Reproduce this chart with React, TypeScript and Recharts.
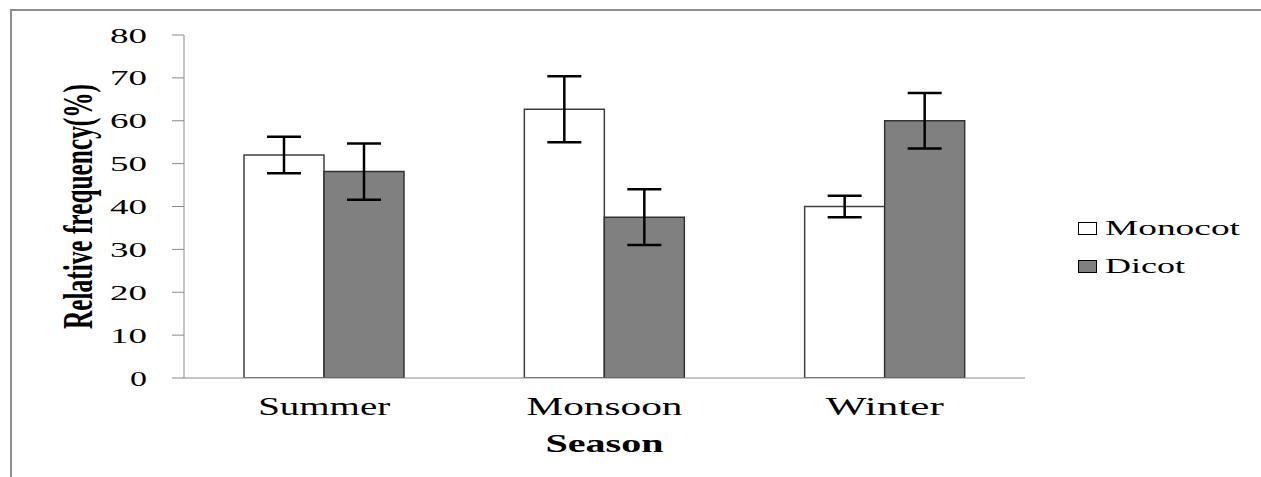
import React from 'react';
import { BarChart, Bar, XAxis, YAxis, ErrorBar, Legend, Label } from 'recharts';

const seasons = ['Summer', 'Monsoon', 'Winter'];
const monocot = [52, 62.7, 40];
const monocotErr = [4.25, 7.7, 2.5];
const dicot = [48.15, 37.5, 60];
const dicotErr = [6.55, 6.5, 6.5];
const yTicks = [0, 10, 20, 30, 40, 50, 60, 70, 80];
const edgeTicks = [0, 1, 2, 3];
const seriesNames = ['Monocot', 'Dicot'];

const data = seasons.map((s, i) => ({
  season: s,
  Monocot: monocot[i],
  monocotErr: monocotErr[i],
  Dicot: dicot[i],
  dicotErr: dicotErr[i],
}));

const SERIF = "'Liberation Serif', 'DejaVu Serif', serif";
const AXIS = '#8a8a8a';
const xLen: Record<string, number> = { Summer: 132, Monsoon: 156, Winter: 118 };

const YTick = (props: any) => {
  const { x, y, payload } = props;
  const s = String(payload.value);
  return (
    <text x={x} y={y} dy={7.5} textAnchor="end" style={{ fontFamily: SERIF, fontSize: 22 }} fill="#000"
      textLength={s.length === 1 ? 17 : 37} lengthAdjust="spacingAndGlyphs">{s}</text>
  );
};

const XTick = (props: any) => {
  const { x, y, payload } = props;
  const s = String(payload.value);
  return (
    <text x={x} y={y} dy={37} textAnchor="middle" style={{ fontFamily: SERIF, fontSize: 26 }} fill="#000"
      textLength={xLen[s] || 120} lengthAdjust="spacingAndGlyphs">{s}</text>
  );
};

const SeasonLabel = (props: any) => {
  const vb = props.viewBox || {};
  const cx = vb.x + vb.width / 2;
  return (
    <text x={cx} y={vb.y + 74} textAnchor="middle" style={{ fontFamily: SERIF, fontSize: 26, fontWeight: 'bold' }} fill="#000"
      textLength={118} lengthAdjust="spacingAndGlyphs">Season</text>
  );
};

const YLabel = (props: any) => {
  const vb = props.viewBox || {};
  const cy = vb.y + vb.height / 2;
  const bx = 92;
  return (
    <text x={bx} y={cy} transform={`rotate(-90, ${bx}, ${cy})`} textAnchor="middle"
      style={{ fontFamily: SERIF, fontSize: 42, fontWeight: 'bold' }} fill="#000" textLength={245} lengthAdjust="spacingAndGlyphs">
      Relative frequency(%)
    </text>
  );
};

const legendLen: Record<string, number> = { Monocot: 135, Dicot: 80 };

const LegendContent = (props: any) => {
  const payload = [...(props.payload || [])].sort(
    (a: any, b: any) => seriesNames.indexOf(a.value) - seriesNames.indexOf(b.value)
  );
  return (
    <svg width={180} height={70} style={{ display: 'block', overflow: 'visible' }}>
      {payload.map((p: any, i: number) => (
        <g key={p.value} transform={`translate(0, ${i * 38})`}>
          <rect x={0.5} y={4.5} width={18} height={12} fill={p.color} stroke="#000" strokeWidth={1} />
          <text x={27} y={17} style={{ fontFamily: SERIF, fontSize: 22 }} fill="#000"
            textLength={legendLen[p.value] || 100} lengthAdjust="spacingAndGlyphs">{p.value}</text>
        </g>
      ))}
    </svg>
  );
};

export default function App() {
  return (
    <div style={{ position: 'absolute', left: 0, top: 0, width: 1261, height: 477, background: '#fff' }}>
      <div style={{ position: 'absolute', left: 10, top: 9, width: 1251, height: 468, borderTop: '2px solid #8e8e8e', borderLeft: '2px solid #8e8e8e' }} />
      <BarChart width={1261} height={477} data={data} barSize={80} barGap={0}
        margin={{ top: 35, right: 236, bottom: 39, left: 0 }}
        style={{ position: 'absolute', left: 0, top: 0 }}>
        <XAxis xAxisId="edges" type="number" domain={[0, 3]} ticks={edgeTicks} tick={false}
          axisLine={false} tickLine={{ stroke: AXIS, strokeWidth: 1 }} tickSize={7} height={0} allowDataOverflow />
        <XAxis dataKey="season" height={60} tick={<XTick />} tickLine={false} tickSize={0} tickMargin={0}
          axisLine={{ stroke: AXIS, strokeWidth: 1 }} interval={0}>
          <Label content={<SeasonLabel />} />
        </XAxis>
        <YAxis width={184} domain={[0, 80]} ticks={yTicks} tick={<YTick />} tickSize={12} tickMargin={25}
          axisLine={{ stroke: AXIS, strokeWidth: 1 }} tickLine={{ stroke: AXIS, strokeWidth: 1 }} allowDataOverflow>
          <Label content={<YLabel />} />
        </YAxis>
        <Legend layout="horizontal" align="center" verticalAlign="middle" content={<LegendContent />}
          wrapperStyle={{ left: 1078, top: 218, width: 180, height: 70 }} />
        <Bar dataKey="Monocot" name="Monocot" fill="#ffffff" stroke="#404040" strokeWidth={1.5} isAnimationActive={false}>
          <ErrorBar dataKey="monocotErr" width={17} stroke="#000" strokeWidth={2.5} direction="y" />
        </Bar>
        <Bar dataKey="Dicot" name="Dicot" fill="#808080" stroke="#333333" strokeWidth={1.5} isAnimationActive={false}>
          <ErrorBar dataKey="dicotErr" width={17} stroke="#000" strokeWidth={2.5} direction="y" />
        </Bar>
      </BarChart>
    </div>
  );
}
===============
● **TASK REQUIREMENTS**
Omit the pictures, then output the rest of the listing exactly.

● **RESPONSE TO THE EXERCISE**
Reproduce this chart with React, TypeScript and Recharts.
import React from 'react';
import { BarChart, Bar, XAxis, YAxis, ErrorBar, Legend, Label } from 'recharts';

const seasons = ['Summer', 'Monsoon', 'Winter'];
const monocot = [52, 62.7, 40];
const monocotErr = [4.25, 7.7, 2.5];
const dicot = [48.15, 37.5, 60];
const dicotErr = [6.55, 6.5, 6.5];
const yTicks = [0, 10, 20, 30, 40, 50, 60, 70, 80];
const edgeTicks = [0, 1, 2, 3];
const seriesNames = ['Monocot', 'Dicot'];

const data = seasons.map((s, i) => ({
  season: s,
  Monocot: monocot[i],
  monocotErr: monocotErr[i],
  Dicot: dicot[i],
  dicotErr: dicotErr[i],
}));

const SERIF = "'Liberation Serif', 'DejaVu Serif', serif";
const AXIS = '#8a8a8a';
const xLen: Record<string, number> = { Summer: 132, Monsoon: 156, Winter: 118 };

const YTick = (props: any) => {
  const { x, y, payload } = props;
  const s = String(payload.value);
  return (
    <text x={x} y={y} dy={7.5} textAnchor="end" style={{ fontFamily: SERIF, fontSize: 22 }} fill="#000"
      textLength={s.length === 1 ? 17 : 37} lengthAdjust="spacingAndGlyphs">{s}</text>
  );
};

const XTick = (props: any) => {
  const { x, y, payload } = props;
  const s = String(payload.value);
  return (
    <text x={x} y={y} dy={37} textAnchor="middle" style={{ fontFamily: SERIF, fontSize: 26 }} fill="#000"
      textLength={xLen[s] || 120} lengthAdjust="spacingAndGlyphs">{s}</text>
  );
};

const SeasonLabel = (props: any) => {
  const vb = props.viewBox || {};
  const cx = vb.x + vb.width / 2;
  return (
    <text x={cx} y={vb.y + 74} textAnchor="middle" style={{ fontFamily: SERIF, fontSize: 26, fontWeight: 'bold' }} fill="#000"
      textLength={118} lengthAdjust="spacingAndGlyphs">Season</text>
  );
};

const YLabel = (props: any) => {
  const vb = props.viewBox || {};
  const cy = vb.y + vb.height / 2;
  const bx = 92;
  return (
    <text x={bx} y={cy} transform={`rotate(-90, ${bx}, ${cy})`} textAnchor="middle"
      style={{ fontFamily: SERIF, fontSize: 42, fontWeight: 'bold' }} fill="#000" textLength={245} lengthAdjust="spacingAndGlyphs">
      Relative frequency(%)
    </text>
  );
};

const legendLen: Record<string, number> = { Monocot: 135, Dicot: 80 };

const LegendContent = (props: any) => {
  const payload = [...(props.payload || [])].sort(
    (a: any, b: any) => seriesNames.indexOf(a.value) - seriesNames.indexOf(b.value)
  );
  return (
    <svg width={180} height={70} style={{ display: 'block', overflow: 'visible' }}>
      {payload.map((p: any, i: number) => (
        <g key={p.value} transform={`translate(0, ${i * 38})`}>
          <rect x={0.5} y={4.5} width={18} height={12} fill={p.color} stroke="#000" strokeWidth={1} />
          <text x={27} y={17} style={{ fontFamily: SERIF, fontSize: 22 }} fill="#000"
            textLength={legendLen[p.value] || 100} lengthAdjust="spacingAndGlyphs">{p.value}</text>
        </g>
      ))}
    </svg>
  );
};

export default function App() {
  return (
    <div style={{ position: 'absolute', left: 0, top: 0, width: 1261, height: 477, background: '#fff' }}>
      <div style={{ position: 'absolute', left: 10, top: 9, width: 1251, height: 468, borderTop: '2px solid #8e8e8e', borderLeft: '2px solid #8e8e8e' }} />
      <BarChart width={1261} height={477} data={data} barSize={80} barGap={0}
        margin={{ top: 35, right: 236, bottom: 39, left: 0 }}
        style={{ position: 'absolute', left: 0, top: 0 }}>
        <XAxis xAxisId="edges" type="number" domain={[0, 3]} ticks={edgeTicks} tick={false}
          axisLine={false} tickLine={{ stroke: AXIS, strokeWidth: 1 }} tickSize={7} height={0} allowDataOverflow />
        <XAxis dataKey="season" height={60} tick={<XTick />} tickLine={false} tickSize={0} tickMargin={0}
          axisLine={{ stroke: AXIS, strokeWidth: 1 }} interval={0}>
          <Label content={<SeasonLabel />} />
        </XAxis>
        <YAxis width={184} domain={[0, 80]} ticks={yTicks} tick={<YTick />} tickSize={12} tickMargin={25}
          axisLine={{ stroke: AXIS, strokeWidth: 1 }} tickLine={{ stroke: AXIS, strokeWidth: 1 }} allowDataOverflow>
          <Label content={<YLabel />} />
        </YAxis>
        <Legend layout="horizontal" align="center" verticalAlign="middle" content={<LegendContent />}
          wrapperStyle={{ left: 1078, top: 218, width: 180, height: 70 }} />
        <Bar dataKey="Monocot" name="Monocot" fill="#ffffff" stroke="#404040" strokeWidth={1.5} isAnimationActive={false}>
          <ErrorBar dataKey="monocotErr" width={17} stroke="#000" strokeWidth={2.5} direction="y" />
        </Bar>
        <Bar dataKey="Dicot" name="Dicot" fill="#808080" stroke="#333333" strokeWidth={1.5} isAnimationActive={false}>
          <ErrorBar dataKey="dicotErr" width={17} stroke="#000" strokeWidth={2.5} direction="y" />
        </Bar>
      </BarChart>
    </div>
  );
}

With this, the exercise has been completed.